While the rest of the media is focused on the protests as a sign of a possible revolution in Iran, the one thing they're missing is that if Iran is truly looking for revolutionary change, they need some support.

I'll explain what I mean in a minute, but first to understand what's really going on in Iran, you need to understand their power structure:

1) Allah

2) Supreme Leader Ayatollah Ali Khamenei: Has ultimate authority in all matters of state, including nuclear policy.

3) Guardian Council: 12-man body, six senior clerics appointed by the supreme leader and six Islamic jurists. Vets aspiring candidates for presidential elections and must approve the election results.

4) Assembly of Experts: 88-member assembly.
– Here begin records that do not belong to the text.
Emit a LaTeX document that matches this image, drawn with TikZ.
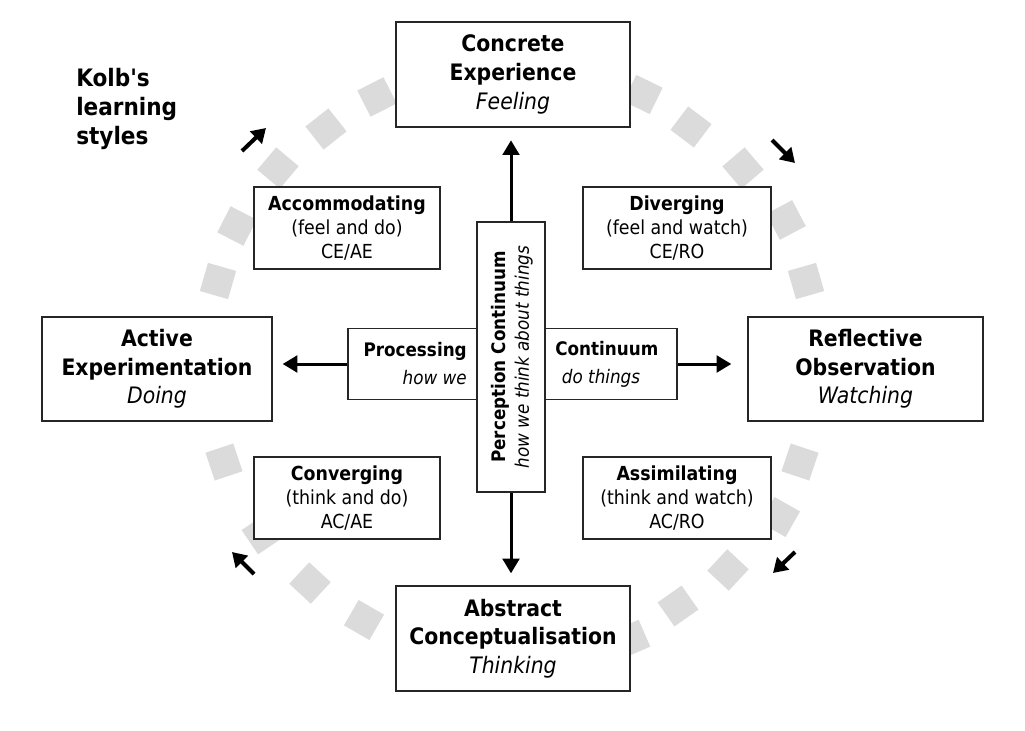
\documentclass[tikz,border=0pt]{standalone}
\usepackage{fontspec}
\setmainfont{DejaVuSansCondensed}[Extension=.ttf, BoldFont=*-Bold, ItalicFont=*-Oblique, BoldItalicFont=*-BoldOblique]
\newfontfamily\titlefont{DejaVuSansCondensed-Bold}[Extension=.ttf]
\usetikzlibrary{arrows.meta}
\tikzset{
  bigbox/.style={draw=black!85, line width=1pt, fill=white, inner sep=0pt, align=center,
    font=\fontsize{17}{21.5}\selectfont},
  smallbox/.style={draw=black!85, line width=1pt, fill=white, inner sep=0pt, align=center,
    font=\fontsize{14.5}{17.7}\selectfont},
  sq/.style={rectangle, fill=black!14, draw=none, inner sep=0pt, minimum size=22pt},
  bigarr/.style={line width=2.25pt, -{Triangle[length=11pt,width=12.5pt]}},
  smallarr/.style={line width=3pt, -{Triangle[length=10.5pt,width=12.5pt]}},
}
\begin{document}
\begin{tikzpicture}[x=0.75pt,y=-0.75pt]
\useasboundingbox (0,0) rectangle (1025,731);
% ring of grey squares
\foreach \x/\y/\r [count=\i] in {643/94.5/64, 691/127/53, 743/168/40.5, 786/220/28, 806/281/16,
    813/341/4.5, 812/402/-7, 800/462/-18.6, 780/517/-29.5, 728/570/-43, 678/606/-55, 631/639/-66.5,
    364/620/239.9, 310/583/227.2, 262/534/214, 224/462/198.6, 211/402/187, 212/341/175.5,
    218/281/164, 237/226/153, 278/168/140, 326/129/128.3, 377/97/116.8}{
  \node[sq, rotate=\r] (sq\i) at (\x,\y) {};
}
% title
\node[anchor=base west, align=left, inner sep=0pt, font=\fontsize{18}{22}\titlefont] (title) at (76,145)
  {Kolb's\\learning\\styles};
% big boxes
\node[bigbox, minimum width=175.5pt, minimum height=78.75pt] (ce) at (513,74.5)
  {\textbf{Concrete}\\\textbf{Experience}\\\textit{Feeling}};
\node[bigbox, minimum width=172.5pt, minimum height=78pt] (ae) at (157,369)
  {\textbf{Active}\\\textbf{Experimentation}\\\textit{Doing}};
\node[bigbox, minimum width=176.25pt, minimum height=78pt] (ro) at (865.5,369)
  {\textbf{Reflective}\\\textbf{Observation}\\\textit{Watching}};
\node[bigbox, minimum width=175.5pt, minimum height=78.75pt] (ac) at (513,638.5)
  {\textbf{Abstract}\\\textbf{Conceptualisation}\\\textit{Thinking}};
% small boxes
\node[smallbox, minimum width=139.5pt, minimum height=61.5pt] (acc) at (347,228)
  {\textbf{Accommodating}\\(feel and do)\\CE/AE};
\node[smallbox, minimum width=141pt, minimum height=61.5pt] (div) at (677,228)
  {\textbf{Diverging}\\(feel and watch)\\CE/RO};
\node[smallbox, minimum width=139.5pt, minimum height=61.5pt] (conv) at (347,498)
  {\textbf{Converging}\\(think and do)\\AC/AE};
\node[smallbox, minimum width=141pt, minimum height=61.5pt] (assim) at (677,498)
  {\textbf{Assimilating}\\(think and watch)\\AC/RO};
% central boxes
\node[draw=black!85, line width=1pt, fill=white, minimum width=246.75pt, minimum height=53.25pt, inner sep=0pt] (hbox) at (512.5,364) {};
\node[anchor=east, align=right, inner sep=0pt, font=\fontsize{14}{21}\selectfont] (proc) at (467,364)
  {\textbf{Processing}\\\textit{how we}};
\node[anchor=west, align=left, inner sep=0pt, font=\fontsize{14}{21}\selectfont] (cont) at (555,364)
  {\textbf{Continuum}\\\hspace*{5pt}\textit{do things}};
\node[draw=black!85, line width=1pt, fill=white, minimum width=51pt, minimum height=202.5pt, inner sep=0pt] (perc) at (511,357) {};
\node[rotate=90, align=center, inner sep=0pt, font=\fontsize{14}{17.5}\selectfont] (perctext) at (512,357)
  {\textbf{Perception Continuum}\\\textit{how we think about things}};
% main arrows
\draw[bigarr, shorten >=9.5pt] (perc.north) -- (perc.north |- ce.south);
\draw[bigarr, shorten >=9pt] (perc.south) -- (perc.south |- ac.north);
\draw[bigarr, shorten >=7.5pt] (hbox.west) -- (hbox.west -| ae.east);
\draw[bigarr, shorten >=12pt] (hbox.east) -- (hbox.east -| ro.west);
% small cycle arrows
\coordinate (a1s) at (242,151); \coordinate (a1e) at (266,128);
\coordinate (a2s) at (772,140); \coordinate (a2e) at (795,163);
\coordinate (a3s) at (795,552); \coordinate (a3e) at (773,573);
\coordinate (a4s) at (254,574); \coordinate (a4e) at (232,552);
\draw[smallarr] (a1s) -- (a1e);
\draw[smallarr] (a2s) -- (a2e);
\draw[smallarr] (a3s) -- (a3e);
\draw[smallarr] (a4s) -- (a4e);
\end{tikzpicture}
\end{document}
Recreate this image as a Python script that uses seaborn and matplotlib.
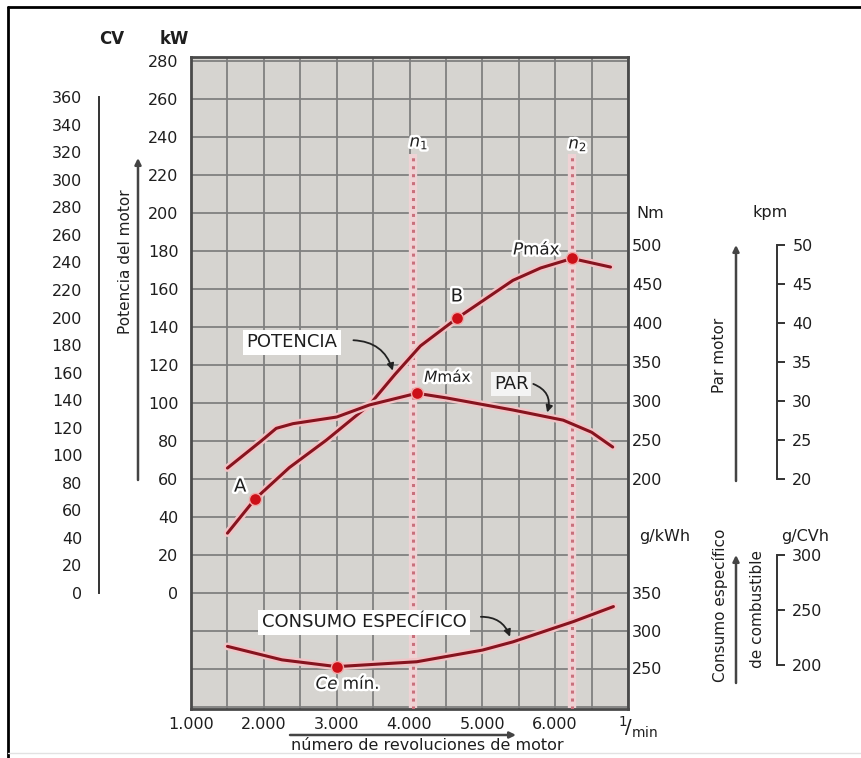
import numpy as np
import pandas as pd
import matplotlib
matplotlib.use("Agg")
import matplotlib.pyplot as plt
import matplotlib.patheffects as pe
from matplotlib.lines import Line2D
import seaborn as sns

# ---------------- data ----------------
rpm_ticks = [1000, 2000, 3000, 4000, 5000, 6000]
rpm_tick_labels = ["1.000", "2.000", "3.000", "4.000", "5.000", "6.000"]
kw_ticks = list(range(0, 281, 20))
cv_ticks = list(range(0, 361, 20))
nm_ticks = [200, 250, 300, 350, 400, 450, 500]
kpm_ticks = [20, 25, 30, 35, 40, 45, 50]
gkwh_ticks = [250, 300, 350]
gcvh_ticks = [200, 250, 300]

potencia_rpm = [1500, 1880, 2350, 2860, 3450, 3800, 4150, 4650, 5420, 5800, 6230, 6760]
potencia_kw = [31.5, 49.5, 66, 80.5, 99, 115, 130, 144.5, 164.5, 171, 176, 171.5]

par_rpm = [1500, 1980, 2170, 2400, 3000, 3450, 4100, 4510, 5420, 6110, 6500, 6790]
par_nm = [214, 250, 265, 271, 279.5, 295, 310, 304, 288.5, 275.5, 260, 241]

consumo_rpm = [1500, 2250, 3000, 4100, 5000, 5420, 6250, 6800]
consumo_gkwh = [279, 261, 252, 258.5, 274, 285, 312, 332]

pot_mark_labels = ["A", "B", "Pmáx"]
pot_mark_rpm = [1880, 4650, 6230]
pot_mark_kw = [49.5, 144.5, 176]
mmax_rpm, mmax_nm = 4100, 310
cemin_rpm, cemin_g = 3000, 252
n1_rpm, n2_rpm = 4050, 6230

# ---------------- scale conversions (all drawn in kW units) ----------------
KW_PER_CV = 1 / 1.38
def nm_y(v): return 60 + (np.asarray(v, dtype=float) - 200) * 0.41
def kpm_y(v): return nm_y(np.asarray(v, dtype=float) * 10)
def gkwh_y(v): return (np.asarray(v, dtype=float) - 350) * 0.395
def gcvh_y(v): return 20 + (np.asarray(v, dtype=float) - 300) * 0.58

df_pot = pd.DataFrame({"rpm": potencia_rpm, "y": potencia_kw})
df_par = pd.DataFrame({"rpm": par_rpm, "y": nm_y(par_nm)})
df_con = pd.DataFrame({"rpm": consumo_rpm, "y": gkwh_y(consumo_gkwh)})
df_marks = pd.DataFrame({
    "rpm": pot_mark_rpm + [mmax_rpm, cemin_rpm],
    "y": pot_mark_kw + [float(nm_y(mmax_nm)), float(gkwh_y(cemin_g))],
})

# ---------------- figure ----------------
sns.set_theme(style="white")
plt.rcParams["font.family"] = ["DejaVu Sans"]
plt.rcParams["mathtext.fontset"] = "dejavusans"

W, H = 861, 758
fig = plt.figure(figsize=(W / 100, H / 100), dpi=100)
fig.patch.set_facecolor("white")

def rect(x0, ytop, w, h):
    return [x0 / W, 1 - (ytop + h) / H, w / W, h / H]
def fx(px): return px / W
def fy(py): return 1 - py / H

YLIM = (-61, 282)
TXT = "#1e1e1e"

ax = fig.add_axes(rect(191, 57, 437, 652))
ax.set_xlim(1000, 7000)
ax.set_ylim(*YLIM)
ax.set_facecolor("#d6d4d0")

# grid
ax.set_xticks(np.arange(1000, 7001, 500), minor=True)
ax.set_yticks(np.arange(-60, 281, 20), minor=True)
ax.set_xticks(rpm_ticks)
ax.set_xticklabels(rpm_tick_labels)
ax.set_yticks(kw_ticks)
ax.set_yticklabels([str(v) for v in kw_ticks])
ax.grid(which="both", color="#808080", lw=1.3)
ax.set_axisbelow(True)
ax.tick_params(axis="both", which="both", length=0)
ax.tick_params(axis="x", labelsize=11.5, pad=6, labelcolor=TXT)
ax.tick_params(axis="y", labelsize=11.5, pad=9, labelcolor=TXT)
for s in ax.spines.values():
    s.set_color("#4a4a4a")
    s.set_linewidth(2)

# n1, n2 dotted lines
for n in (n1_rpm, n2_rpm):
    ax.plot([n, n], [YLIM[0], 231], color="#efd3d5", lw=6, solid_capstyle="butt", zorder=2)
    ax.plot([n, n], [YLIM[0], 231], color="#c9707c", lw=2.2, ls=(0, (1, 1.6)), zorder=3)
halo = [pe.withStroke(linewidth=3.5, foreground="white")]
ax.text(n1_rpm + 80, 237, r"$n_1$", fontsize=12, ha="center", va="center", color=TXT, path_effects=halo)
ax.text(n2_rpm + 80, 236, r"$n_2$", fontsize=12, ha="center", va="center", color=TXT, path_effects=halo)

# curves
curve_pe = [pe.Stroke(linewidth=5.5, foreground="#f1c4c6"), pe.Normal()]
for d in (df_pot, df_par, df_con):
    sns.lineplot(data=d, x="rpm", y="y", ax=ax, color="#86141f", lw=2.2,
                 path_effects=curve_pe, zorder=5, legend=False)
sns.scatterplot(data=df_marks, x="rpm", y="y", ax=ax, color="#cc1018", s=75,
                edgecolor="#f2a8a8", linewidth=1, zorder=6, legend=False)
ax.set_xlabel("")
ax.set_ylabel("")

# point labels
ax.text(1675, 56, "A", fontsize=13, ha="center", va="center", color=TXT, path_effects=halo)
ax.text(4650, 156, "B", fontsize=13, ha="center", va="center", color=TXT, path_effects=halo)
ax.text(5750, 181, r"$P$máx", fontsize=12, ha="center", va="center", color=TXT, path_effects=halo)
ax.text(4530, 114, r"$M$máx", fontsize=11, ha="center", va="center", color=TXT, path_effects=halo)
ax.text(3150, -47.5, r"$Ce$ mín.", fontsize=12, ha="center", va="center", color=TXT, path_effects=halo)

box = dict(boxstyle="square,pad=0.2", fc="white", ec="none")
ax.text(2390, 132, "POTENCIA", fontsize=13, ha="center", va="center", color=TXT, bbox=box, zorder=7)
ax.text(5400, 110, "PAR", fontsize=13, ha="center", va="center", color=TXT,
        bbox=dict(boxstyle="square,pad=0.15", fc="#f4f4f4", ec="none"), zorder=7)
ax.text(3380, -15.3, "CONSUMO ESPECÍFICO", fontsize=13, ha="center", va="center", color=TXT, bbox=box, zorder=7)

arrow_kw = dict(arrowstyle="-|>", color="#222222", lw=1.3, mutation_scale=10, shrinkA=0, shrinkB=0)
ax.annotate("", xy=(3770, 117), xytext=(3230, 133),
            arrowprops=dict(connectionstyle="arc3,rad=-0.35", **arrow_kw), zorder=8)
ax.annotate("", xy=(5890, 95), xytext=(5700, 110),
            arrowprops=dict(connectionstyle="arc3,rad=-0.45", **arrow_kw), zorder=8)
ax.annotate("", xy=(5380, -23), xytext=(4980, -12.5),
            arrowprops=dict(connectionstyle="arc3,rad=-0.35", **arrow_kw), zorder=8)

# right-hand labels (Nm and g/kWh) next to plot
axr = ax.twinx()
axr.set_ylim(*YLIM)
axr.set_yticks(list(nm_y(nm_ticks)) + list(gkwh_y(gkwh_ticks)))
axr.set_yticklabels([str(v) for v in nm_ticks] + [str(v) for v in gkwh_ticks])
axr.tick_params(axis="y", length=0, pad=3, labelsize=11.5, labelcolor=TXT)
axr.grid(False)
for s in axr.spines.values():
    s.set_visible(False)

# CV axis
axcv = fig.add_axes(rect(99, 57, 1, 652))
axcv.set_ylim(*YLIM)
axcv.patch.set_alpha(0)
axcv.set_xticks([])
axcv.set_yticks([v * KW_PER_CV for v in cv_ticks])
axcv.set_yticklabels([str(v) for v in cv_ticks])
axcv.tick_params(axis="y", direction="out", length=6, width=1.4, color="#333333",
                 pad=6, labelsize=11.5, labelcolor=TXT)
for k, s in axcv.spines.items():
    s.set_visible(k == "left")
axcv.spines["left"].set_bounds(0, 360 * KW_PER_CV)
axcv.spines["left"].set_color("#333333")
axcv.spines["left"].set_linewidth(1.4)

# kpm axis
axk = fig.add_axes(rect(776, 57, 1, 652))
axk.set_ylim(*YLIM)
axk.patch.set_alpha(0)
axk.set_xticks([])
axk.yaxis.tick_right()
axk.set_yticks(list(kpm_y(kpm_ticks)))
axk.set_yticklabels([str(v) for v in kpm_ticks])
axk.tick_params(axis="y", direction="out", length=6, width=1.4, color="#333333",
                pad=5, labelsize=11.5, labelcolor=TXT)
for k, s in axk.spines.items():
    s.set_visible(k == "right")
axk.spines["right"].set_bounds(float(kpm_y(20)), float(kpm_y(50)))
axk.spines["right"].set_color("#333333")
axk.spines["right"].set_linewidth(1.4)

# g/CVh axis
axg = fig.add_axes(rect(776, 57, 1, 652))
axg.set_ylim(*YLIM)
axg.patch.set_alpha(0)
axg.set_xticks([])
axg.yaxis.tick_right()
axg.set_yticks(list(gcvh_y(gcvh_ticks)))
axg.set_yticklabels([str(v) for v in gcvh_ticks])
axg.tick_params(axis="y", direction="out", length=6, width=1.4, color="#333333",
                pad=5, labelsize=11.5, labelcolor=TXT)
for k, s in axg.spines.items():
    s.set_visible(k == "right")
axg.spines["right"].set_bounds(float(gcvh_y(200)), float(gcvh_y(300)))
axg.spines["right"].set_color("#333333")
axg.spines["right"].set_linewidth(1.4)

# unit labels
fig.text(fx(112), fy(39), "CV", fontsize=12, fontweight="bold", ha="center", va="center", color=TXT)
fig.text(fx(174), fy(39), "kW", fontsize=12, fontweight="bold", ha="center", va="center", color=TXT)
fig.text(fx(650), fy(213), "Nm", fontsize=11.5, ha="center", va="center", color=TXT)
fig.text(fx(770), fy(213), "kpm", fontsize=11.5, ha="center", va="center", color=TXT)
fig.text(fx(665), fy(537), "g/kWh", fontsize=11.5, ha="center", va="center", color=TXT)
fig.text(fx(805), fy(537), "g/CVh", fontsize=11.5, ha="center", va="center", color=TXT)
fig.text(fx(638), fy(727), r"$^{1}\!/_{\mathrm{min}}$", fontsize=14, ha="center", va="center", color=TXT)

# rotated axis titles and arrows
fig.text(fx(125), fy(262), "Potencia del motor", fontsize=11, rotation=90, ha="center", va="center", color=TXT)
fig.text(fx(720), fy(355), "Par motor", fontsize=11, rotation=90, ha="center", va="center", color=TXT)
fig.text(fx(720), fy(605), "Consumo específico", fontsize=11, rotation=90, ha="center", va="center", color=TXT)
fig.text(fx(757), fy(609), "de combustible", fontsize=11, rotation=90, ha="center", va="center", color=TXT)
fig.text(fx(427), fy(746), "número de revoluciones de motor", fontsize=11.5, ha="center", va="center", color=TXT)

farrow = dict(arrowstyle="-|>", color="#444444", lw=1.8, mutation_scale=9, shrinkA=0, shrinkB=0)
for (x0, y0, x1, y1) in [(138, 480, 138, 158), (736, 481, 736, 245), (736, 683, 736, 555), (290, 735, 516, 735)]:
    ax.annotate("", xy=(fx(x1), fy(y1)), xycoords="figure fraction",
                xytext=(fx(x0), fy(y0)), textcoords="figure fraction",
                arrowprops=farrow, annotation_clip=False)

# outer frame (left and top edges)
fig.add_artist(Line2D([fx(8), fx(8)], [0, fy(7)], color="black", lw=2))
fig.add_artist(Line2D([fx(8), 1], [fy(7), fy(7)], color="black", lw=2))
fig.add_artist(Line2D([fx(8), 1], [fy(753), fy(753)], color="#e2e2e2", lw=1))

fig.savefig("out.png", dpi=100)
A clerical body that can sack the supreme leader, although it has never intervened in policy. People elect the assembly from a government-approved list.

5) President: Completely subordinate to supreme leader.

Merely changing presidents won't constitute a revolution, because the Guardian Council has to vet and clear all of the candidates.


For example, in the June 12 election, they disqualified 475 hopefuls — including 42 women — leaving just four candidates for people to choose from.

So why are people rallying in the streets for Mousavi — a man who's such a friend to the West that he started Iran's nuclear program?

It might be because two-out-of-three Iranians born after the 1979 Revolution feel like their votes were stolen and there's some good evidence to support that.

You may have seen reports that voter turnout in 80 to 170 cities exceeded 100 percent, but those estimates were way off. The Guardian Council says it happened in only about 50 cities, which means it only affects a meager 3 million votes.

More important is the way the government and its paramilitary groups have handled the protests, with beatings, shootings, arrests and more.

The image of a teenage girl shot and killed is becoming a symbol that is helping to chip away at not just the legitimacy of one election, but the government's entire claim of legitimacy and it has emboldened demonstrators to chants of "death to the ayatollah."

While some top clerics are blaming the West for these violent protests, which they say are creating anarchy, others wish that President Obama would give the Iranian people more support. Remember Obama's speech in Cairo last month? He said various rights we possess are "not just American ideas, they are human rights, and that is why we will support them everywhere."

"Support" doesn't have to mean sending in tanks and troops or dropping bombs. But where is Obama's public support for the Iranian people who are fighting for freedom?

International backing has proved to be the tipping point to freedom time and time again: In Georgia, Indonesia, Nicaragua, Panama, the Philippines, South Africa and Taiwan — just to name a few.

And remember Poland in 1989? It was Ronald Reagan calling out the "evil empire" and supporting the movement in Poland that eventually led to Gorbachev to tear down the Berlin Wall.

On the other hand, a lack of support can prove to be the death knell for protesters, who come to feel the cause is already lost. That's what happened in Tiananmen Square 20 years ago this month and in Prague back in 1969.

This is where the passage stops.